Being Greedy With Bash

Last night at my C/Unix class the professor quickly glossed over an interesting shell scripting technique that allows you to strip stuff off the beginning or end of a variable. I forgot about it until I saw the technique used again while editing a shell script at work today.

I didn't know what the technique was called but I remembered the professor saying something about "greedy clobbering" and, since I cannot search Google for special characters, I Googled "Bash greedy" and luckily found 10 Steps to Beautiful Shell Scripts, which just so happened to contain the technique I was looking for (#5).

There are basically four versions of this technique:

${var#pattern}
Search var from left-to-right and return everything after the first occurrence of pattern

${var##pattern}
Search var from left-to-right and return everything after the last occurrence of pattern (be greedy)

${var%pattern}
Search var from right-to-left and return everything after the first occurrence of pattern

${var%%pattern}
Search var from right-to-left and return everything after the last occurrence of pattern (be greedy)

Here's how it works. Let's say you have a variable that contains the path to a file:

FILE=/home/raam/bin/myscript.sh

Now let's say you wanted to extract the myscript.sh part from that variable. You could do some funky stuff with awk but there is a much easier solution built into Bash:

SCRIPTNAME=${FILE##*/}

Now $SCRIPTNAME will contain myscript.sh!

The ##*/ tells the shell to search left-to-right for everything before and including the slash (*/), be greedy while doing it so that all the slashes will be found (##), and then return whatever is left over (in this case, myscript.sh is the only thing remaining after the last slash).

AFAIK, this is a Bash-specific feature, but I'm not entirely certain and I wasn't sure where I could look to find out. It's amazing how four characters can do so much work so easily. The more I learn about what I can do with Bash, the more I wonder how I ever lived without all this knowledge!

Write a Comment

Comment

  1. Tricks like this are a matter of internal struggle for me, if you can believe that. Almost every time, unless there is a huge reason to use the trick rather than a more portable solution, I’m going to use the more portable solution.

    Reason is that recently, even something as simple as short-circuiting a bunch of junk in a bash script for work, rather than using a bunch of proper if/then/else blocks, caused a bunch of turmoil, depending on the host environment (the version of bash that shipped with Centos 3.X doesn’t appear to much care for my short-circuits).
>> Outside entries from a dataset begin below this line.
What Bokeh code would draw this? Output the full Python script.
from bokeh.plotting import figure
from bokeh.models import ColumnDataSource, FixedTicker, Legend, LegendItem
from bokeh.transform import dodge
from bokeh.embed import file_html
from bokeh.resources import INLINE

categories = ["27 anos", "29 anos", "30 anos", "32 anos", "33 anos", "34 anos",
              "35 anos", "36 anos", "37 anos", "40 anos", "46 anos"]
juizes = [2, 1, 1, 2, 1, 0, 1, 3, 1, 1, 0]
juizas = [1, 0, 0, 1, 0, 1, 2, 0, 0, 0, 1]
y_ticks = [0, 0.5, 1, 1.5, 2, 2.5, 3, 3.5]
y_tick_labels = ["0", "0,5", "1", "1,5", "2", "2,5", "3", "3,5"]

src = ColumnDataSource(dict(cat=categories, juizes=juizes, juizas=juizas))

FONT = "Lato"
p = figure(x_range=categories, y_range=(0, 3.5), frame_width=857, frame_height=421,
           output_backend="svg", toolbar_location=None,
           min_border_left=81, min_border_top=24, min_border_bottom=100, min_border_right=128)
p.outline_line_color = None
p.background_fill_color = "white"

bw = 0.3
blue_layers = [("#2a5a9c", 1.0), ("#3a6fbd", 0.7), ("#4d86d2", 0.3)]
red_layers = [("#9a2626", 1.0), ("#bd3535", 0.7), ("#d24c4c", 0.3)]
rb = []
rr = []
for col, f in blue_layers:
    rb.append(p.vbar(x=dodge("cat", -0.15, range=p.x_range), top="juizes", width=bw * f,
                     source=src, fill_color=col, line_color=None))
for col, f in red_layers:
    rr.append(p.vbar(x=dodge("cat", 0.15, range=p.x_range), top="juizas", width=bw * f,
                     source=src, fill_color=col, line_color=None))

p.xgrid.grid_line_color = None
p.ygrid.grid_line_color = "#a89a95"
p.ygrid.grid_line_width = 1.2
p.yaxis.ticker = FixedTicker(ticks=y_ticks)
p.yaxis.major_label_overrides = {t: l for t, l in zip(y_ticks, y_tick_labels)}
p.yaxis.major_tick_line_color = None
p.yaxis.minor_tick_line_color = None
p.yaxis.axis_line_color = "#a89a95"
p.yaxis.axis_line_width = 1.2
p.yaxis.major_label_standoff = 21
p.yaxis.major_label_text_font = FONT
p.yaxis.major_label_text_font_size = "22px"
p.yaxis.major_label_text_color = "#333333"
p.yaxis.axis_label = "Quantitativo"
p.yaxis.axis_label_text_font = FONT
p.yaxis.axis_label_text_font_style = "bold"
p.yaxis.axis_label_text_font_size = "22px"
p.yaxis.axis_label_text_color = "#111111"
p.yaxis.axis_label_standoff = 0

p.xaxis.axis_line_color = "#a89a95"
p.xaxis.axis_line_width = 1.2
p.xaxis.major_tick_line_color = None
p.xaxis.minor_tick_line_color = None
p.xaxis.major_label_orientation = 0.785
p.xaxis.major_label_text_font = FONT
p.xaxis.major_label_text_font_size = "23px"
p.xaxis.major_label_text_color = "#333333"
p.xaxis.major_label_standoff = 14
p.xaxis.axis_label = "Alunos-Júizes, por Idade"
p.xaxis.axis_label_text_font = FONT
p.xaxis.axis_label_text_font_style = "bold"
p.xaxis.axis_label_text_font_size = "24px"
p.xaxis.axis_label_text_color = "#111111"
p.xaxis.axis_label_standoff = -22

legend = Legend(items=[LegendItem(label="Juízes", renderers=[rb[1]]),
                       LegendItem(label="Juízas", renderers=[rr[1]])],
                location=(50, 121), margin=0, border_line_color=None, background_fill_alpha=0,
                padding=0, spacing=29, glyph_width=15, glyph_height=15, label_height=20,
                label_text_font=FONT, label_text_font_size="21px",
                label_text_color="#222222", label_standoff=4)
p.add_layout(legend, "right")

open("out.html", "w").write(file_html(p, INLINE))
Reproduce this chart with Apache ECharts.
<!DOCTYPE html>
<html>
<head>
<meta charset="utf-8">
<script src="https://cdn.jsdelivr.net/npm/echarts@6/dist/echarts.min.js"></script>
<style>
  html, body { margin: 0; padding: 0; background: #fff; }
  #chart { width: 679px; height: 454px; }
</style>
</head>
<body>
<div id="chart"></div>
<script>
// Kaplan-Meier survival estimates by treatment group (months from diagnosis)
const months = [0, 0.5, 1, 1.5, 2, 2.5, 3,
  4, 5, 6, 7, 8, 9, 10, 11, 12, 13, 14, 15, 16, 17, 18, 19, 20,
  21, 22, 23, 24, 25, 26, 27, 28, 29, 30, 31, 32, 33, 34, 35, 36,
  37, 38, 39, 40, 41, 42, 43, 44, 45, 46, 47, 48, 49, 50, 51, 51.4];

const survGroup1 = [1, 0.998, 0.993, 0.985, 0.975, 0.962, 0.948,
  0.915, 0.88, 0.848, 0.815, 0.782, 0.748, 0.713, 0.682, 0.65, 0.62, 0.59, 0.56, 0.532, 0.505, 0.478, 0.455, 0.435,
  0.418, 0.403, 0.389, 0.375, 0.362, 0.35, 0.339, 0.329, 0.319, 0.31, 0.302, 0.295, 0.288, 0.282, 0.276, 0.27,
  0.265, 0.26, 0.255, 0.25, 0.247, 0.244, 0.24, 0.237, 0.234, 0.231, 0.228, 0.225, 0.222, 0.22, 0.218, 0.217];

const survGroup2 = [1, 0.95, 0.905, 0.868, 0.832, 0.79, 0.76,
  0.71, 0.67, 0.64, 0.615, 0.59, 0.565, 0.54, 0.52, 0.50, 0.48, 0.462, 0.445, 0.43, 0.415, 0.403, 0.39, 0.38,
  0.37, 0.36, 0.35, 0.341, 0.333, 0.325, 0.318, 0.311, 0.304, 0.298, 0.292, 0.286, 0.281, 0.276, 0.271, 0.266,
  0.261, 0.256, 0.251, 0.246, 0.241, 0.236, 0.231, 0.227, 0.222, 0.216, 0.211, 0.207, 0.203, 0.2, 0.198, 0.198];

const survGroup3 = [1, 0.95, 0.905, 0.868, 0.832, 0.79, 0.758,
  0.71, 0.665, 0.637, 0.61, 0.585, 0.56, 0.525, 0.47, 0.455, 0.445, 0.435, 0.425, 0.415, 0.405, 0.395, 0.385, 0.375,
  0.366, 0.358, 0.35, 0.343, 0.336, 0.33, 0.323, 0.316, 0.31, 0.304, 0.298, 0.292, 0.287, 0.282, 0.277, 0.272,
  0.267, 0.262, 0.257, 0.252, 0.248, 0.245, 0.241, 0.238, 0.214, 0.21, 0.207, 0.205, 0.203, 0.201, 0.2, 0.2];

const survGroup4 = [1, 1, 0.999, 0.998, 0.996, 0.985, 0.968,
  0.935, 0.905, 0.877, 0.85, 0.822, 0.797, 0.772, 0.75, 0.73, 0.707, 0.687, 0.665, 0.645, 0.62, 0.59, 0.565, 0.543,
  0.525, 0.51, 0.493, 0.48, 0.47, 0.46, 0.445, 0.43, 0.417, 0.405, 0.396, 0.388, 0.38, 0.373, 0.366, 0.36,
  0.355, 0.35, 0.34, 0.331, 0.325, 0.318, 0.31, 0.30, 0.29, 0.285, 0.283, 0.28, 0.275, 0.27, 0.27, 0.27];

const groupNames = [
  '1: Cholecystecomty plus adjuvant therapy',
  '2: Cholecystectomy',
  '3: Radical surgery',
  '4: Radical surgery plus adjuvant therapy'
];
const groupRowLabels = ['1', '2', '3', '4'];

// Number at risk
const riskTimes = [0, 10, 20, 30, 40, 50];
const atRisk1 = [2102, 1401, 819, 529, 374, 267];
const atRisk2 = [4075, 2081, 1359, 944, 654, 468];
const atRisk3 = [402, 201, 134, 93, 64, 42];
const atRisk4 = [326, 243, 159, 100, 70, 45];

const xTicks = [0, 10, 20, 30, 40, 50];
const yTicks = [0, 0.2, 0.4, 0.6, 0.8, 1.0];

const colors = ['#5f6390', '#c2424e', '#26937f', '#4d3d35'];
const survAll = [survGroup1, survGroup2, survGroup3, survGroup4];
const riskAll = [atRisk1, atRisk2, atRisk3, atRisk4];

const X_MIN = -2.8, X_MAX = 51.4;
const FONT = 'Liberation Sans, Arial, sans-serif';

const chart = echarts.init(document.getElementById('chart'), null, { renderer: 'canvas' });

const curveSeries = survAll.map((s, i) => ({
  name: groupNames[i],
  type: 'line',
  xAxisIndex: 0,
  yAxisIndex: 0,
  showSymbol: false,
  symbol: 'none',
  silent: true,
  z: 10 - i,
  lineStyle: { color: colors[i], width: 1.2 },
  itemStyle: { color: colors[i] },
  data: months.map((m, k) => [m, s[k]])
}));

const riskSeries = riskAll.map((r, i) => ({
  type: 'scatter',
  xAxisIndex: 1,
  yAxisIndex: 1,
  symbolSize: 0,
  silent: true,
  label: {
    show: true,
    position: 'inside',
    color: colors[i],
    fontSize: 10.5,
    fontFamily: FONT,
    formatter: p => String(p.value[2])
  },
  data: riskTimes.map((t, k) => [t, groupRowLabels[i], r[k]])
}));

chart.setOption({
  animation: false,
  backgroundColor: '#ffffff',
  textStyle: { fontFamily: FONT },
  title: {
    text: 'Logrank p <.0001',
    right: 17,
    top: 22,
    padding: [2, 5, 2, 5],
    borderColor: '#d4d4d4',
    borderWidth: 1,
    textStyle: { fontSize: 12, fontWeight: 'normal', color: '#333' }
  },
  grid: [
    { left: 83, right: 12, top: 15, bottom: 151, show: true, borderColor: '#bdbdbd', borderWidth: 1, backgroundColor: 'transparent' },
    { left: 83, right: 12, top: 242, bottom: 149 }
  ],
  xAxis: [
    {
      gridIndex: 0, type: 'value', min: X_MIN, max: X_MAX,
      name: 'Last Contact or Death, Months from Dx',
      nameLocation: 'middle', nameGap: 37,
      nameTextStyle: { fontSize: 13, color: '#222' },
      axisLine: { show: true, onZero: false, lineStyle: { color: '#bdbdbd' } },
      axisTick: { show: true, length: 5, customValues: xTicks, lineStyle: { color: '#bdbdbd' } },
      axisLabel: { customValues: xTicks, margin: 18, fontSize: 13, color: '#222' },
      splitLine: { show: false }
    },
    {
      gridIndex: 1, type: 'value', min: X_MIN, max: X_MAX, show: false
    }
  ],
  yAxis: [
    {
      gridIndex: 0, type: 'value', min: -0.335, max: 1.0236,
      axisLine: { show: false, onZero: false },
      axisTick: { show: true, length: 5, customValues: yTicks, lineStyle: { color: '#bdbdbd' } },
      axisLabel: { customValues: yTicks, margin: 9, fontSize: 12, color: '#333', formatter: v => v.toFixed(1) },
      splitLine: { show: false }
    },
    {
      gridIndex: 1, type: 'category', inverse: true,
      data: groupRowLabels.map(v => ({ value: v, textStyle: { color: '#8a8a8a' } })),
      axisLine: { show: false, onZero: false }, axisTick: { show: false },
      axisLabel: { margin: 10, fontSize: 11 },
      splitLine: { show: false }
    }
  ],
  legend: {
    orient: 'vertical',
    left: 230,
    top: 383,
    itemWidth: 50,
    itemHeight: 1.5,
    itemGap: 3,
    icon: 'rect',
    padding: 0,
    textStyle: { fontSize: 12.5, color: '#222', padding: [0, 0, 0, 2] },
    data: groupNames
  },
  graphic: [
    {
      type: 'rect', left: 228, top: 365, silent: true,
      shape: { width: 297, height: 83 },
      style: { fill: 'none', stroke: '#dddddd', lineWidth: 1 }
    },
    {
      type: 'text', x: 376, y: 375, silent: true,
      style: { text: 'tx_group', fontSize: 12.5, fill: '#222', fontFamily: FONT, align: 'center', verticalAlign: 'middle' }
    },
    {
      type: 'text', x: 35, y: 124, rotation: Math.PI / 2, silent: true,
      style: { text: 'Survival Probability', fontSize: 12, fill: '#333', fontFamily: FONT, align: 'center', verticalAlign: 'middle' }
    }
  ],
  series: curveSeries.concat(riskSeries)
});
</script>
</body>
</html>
    That said, here’s a trick that I’ve been using a lot lately that has really come in handy (source-from-http):

    WGET=”wget -q -t 1 –timeout=5 -O -”

    source_http() {
    eval “$($WGET $1)”
    }

    source_http “http://someserver.tld/my-bash-functions”
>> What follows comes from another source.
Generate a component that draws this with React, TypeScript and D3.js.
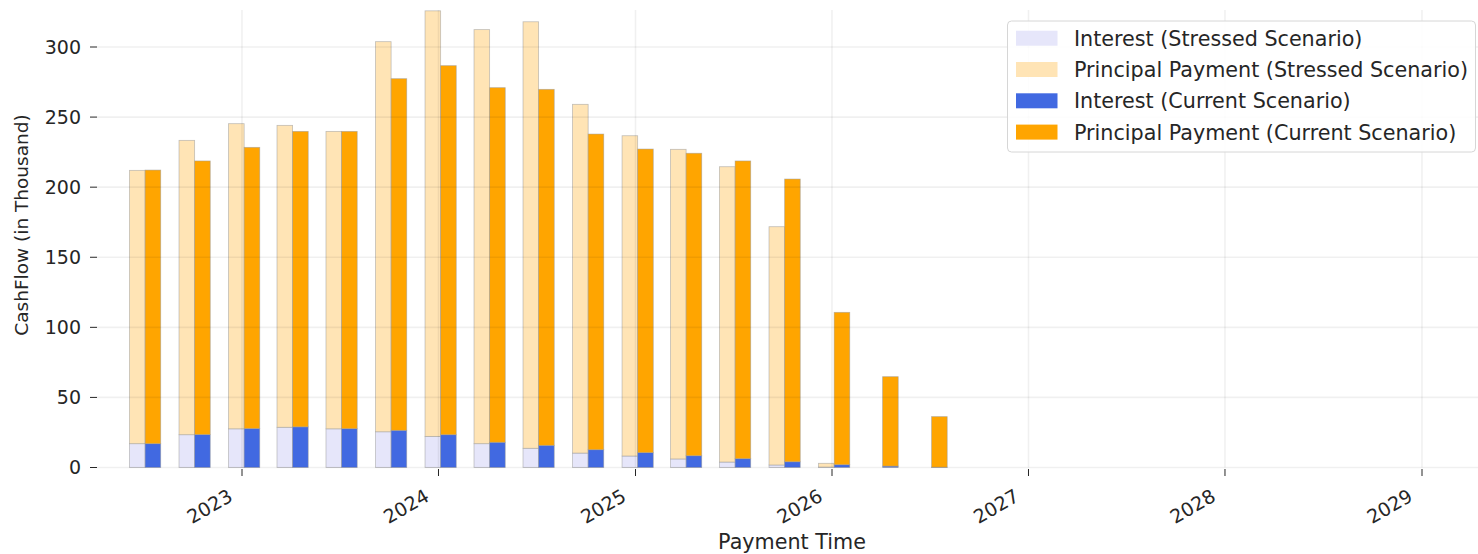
import * as d3 from "d3";

const payDates = [
  "2022-07-05", "2022-10-05", "2023-01-05", "2023-04-05", "2023-07-05", "2023-10-05",
  "2024-01-05", "2024-04-05", "2024-07-05", "2024-10-05", "2025-01-05", "2025-04-05",
  "2025-07-05", "2025-10-05", "2026-01-05", "2026-04-05", "2026-07-05",
];
const stressedInterest = [17.0, 23.4, 27.6, 28.7, 27.6, 25.5, 22.2, 17.0, 13.7, 10.3, 8.2, 6.1, 3.9, 1.8, 0.3, 0, 0];
const stressedPrincipal = [195.0, 210.0, 217.7, 215.4, 212.2, 278.3, 303.6, 295.4, 304.3, 248.8, 228.5, 220.9, 210.7, 170.0, 2.7, 0, 0];
const currentInterest = [17.0, 23.5, 27.8, 29.0, 27.7, 26.5, 23.4, 18.0, 15.8, 12.7, 10.6, 8.4, 6.3, 4.1, 2.0, 1.0, 0.2];
const currentPrincipal = [195.2, 195.2, 200.6, 210.8, 212.1, 250.9, 263.3, 253.0, 254.0, 225.2, 216.6, 215.8, 212.4, 201.7, 108.7, 63.8, 36.1];

const yearTicks = ["2023", "2024", "2025", "2026", "2027", "2028", "2029"];
const yTicks = [0, 50, 100, 150, 200, 250, 300];

const legendItems = [
  { label: "Interest (Stressed Scenario)", color: "#E6E6FA" },
  { label: "Principal Payment (Stressed Scenario)", color: "#FFE4B5" },
  { label: "Interest (Current Scenario)", color: "#4169E1" },
  { label: "Principal Payment (Current Scenario)", color: "#FFA500" },
];

const W = 1478;
const H = 554;
const plotLeft = 97;
const plotRight = 1478;
const plotTop = 10;
const plotBottom = 467.5;
const barDays = 29;
const font = "DejaVu Sans, sans-serif";
const ink = "#262626";

const parse = d3.timeParse("%Y-%m-%d");

export default function App() {
  const x = d3
    .scaleTime()
    .domain([parse("2023-01-01")!, parse("2029-01-01")!])
    .range([242, 1422]);
  const y = d3.scaleLinear().domain([0, 326.4]).range([plotBottom, plotTop]);

  const dates = payDates.map((s) => parse(s)!);

  // one stacked rect per segment
  const segs: { x0: number; x1: number; lo: number; hi: number; fill: string }[] = [];
  dates.forEach((d, i) => {
    const left = x(d3.timeDay.offset(d, -barDays));
    const mid = x(d);
    const right = x(d3.timeDay.offset(d, barDays));
    const si = stressedInterest[i], sp = stressedPrincipal[i];
    const ci = currentInterest[i], cp = currentPrincipal[i];
    if (si > 0) segs.push({ x0: left, x1: mid, lo: 0, hi: si, fill: "#E6E6FA" });
    if (sp > 0) segs.push({ x0: left, x1: mid, lo: si, hi: si + sp, fill: "#FFE4B5" });
    if (ci > 0) segs.push({ x0: mid, x1: right, lo: 0, hi: ci, fill: "#4169E1" });
    if (cp > 0) segs.push({ x0: mid, x1: right, lo: ci, hi: ci + cp, fill: "#FFA500" });
  });

  return (
    <svg width={W} height={H} style={{ position: "absolute", left: 0, top: 0, background: "#fff" }}>
      {segs.map((s, i) => (
        <rect
          key={i}
          x={s.x0}
          y={y(s.hi)}
          width={s.x1 - s.x0}
          height={y(s.lo) - y(s.hi)}
          fill={s.fill}
          stroke="#9a9a9a"
          strokeOpacity={0.6}
          strokeWidth={0.8}
        />
      ))}

      {/* grid sits over the bars */}
      {yTicks.map((t) => (
        <line key={"h" + t} x1={plotLeft} x2={plotRight} y1={y(t)} y2={y(t)} stroke="#000" strokeOpacity={0.06} strokeWidth={1.6} />
      ))}
      {yearTicks.map((t) => {
        const px = x(parse(t + "-01-01")!);
        return <line key={"v" + t} x1={px} x2={px} y1={plotTop} y2={plotBottom} stroke="#000" strokeOpacity={0.06} strokeWidth={1.6} />;
      })}

      {/* y axis */}
      {yTicks.map((t) => (
        <g key={"yt" + t}>
          <line x1={90} x2={97} y1={y(t)} y2={y(t)} stroke={ink} strokeWidth={1} />
          <text x={81} y={y(t)} dy="0.36em" textAnchor="end" fontFamily={font} fontSize={19} fill={ink}>
            {t}
          </text>
        </g>
      ))}
      <text
        transform={`translate(28,225) rotate(-90)`}
        textAnchor="middle"
        fontFamily={font}
        fontSize={18.5}
        fill={ink}
      >
        CashFlow (in Thousand)
      </text>

      {/* x axis */}
      {yearTicks.map((t) => {
        const px = x(parse(t + "-01-01")!);
        return (
          <g key={"xt" + t}>
            <line x1={px} x2={px} y1={469} y2={476} stroke={ink} strokeWidth={1} />
            <text
              transform={`translate(${px - 8},500) rotate(-30)`}
              textAnchor="end"
              fontFamily={font}
              fontSize={19}
              fill={ink}
            >
              {t}
            </text>
          </g>
        );
      })}
      <text x={792} y={549} textAnchor="middle" fontFamily={font} fontSize={20.7} fill={ink}>
        Payment Time
      </text>

      {/* legend */}
      <rect x={1007.5} y={21} width={468} height={131} rx={4} fill="#fff" fillOpacity={0.85} stroke="#d6d6d6" strokeWidth={1} />
      {legendItems.map((it, i) => {
        const cy = 38.2 + i * 31.3;
        return (
          <g key={it.label}>
            <rect x={1016} y={cy - 7.5} width={41.5} height={15} fill={it.color} />
            <text x={1074} y={cy} dy="0.36em" fontFamily={font} fontSize={20.7} fill={ink}>
              {it.label}
            </text>
          </g>
        );
      })}
    </svg>
  );
}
    # check for the existence of my functions in memory.
    # die if not available.

    main “$@” ||
    die “That’s pretty dumb, what with the program not working and all.”

  2. Yeah, portability is a huge concern my professor always talks about in class. He likes to keep things as portable as possible and talks about code that he wrote 30 years ago still working on live systems today as evidence of why portability is so important. When I first started writing shell scripts, the various “bashisms” caused me so much trouble when my script suddenly stopped working after moving it to a different system that did not symlink /bin/sh to /bin/bash.

    All of our shell script homework is required to work with /bin/sh and we’re warned about systems that symlink /bin/sh to /bin/bash (as most newer ones do). He also recommends using the dash shell, which aims for POSIX-compliancy.

    That source_http trick is very neat! Thanks for sharing!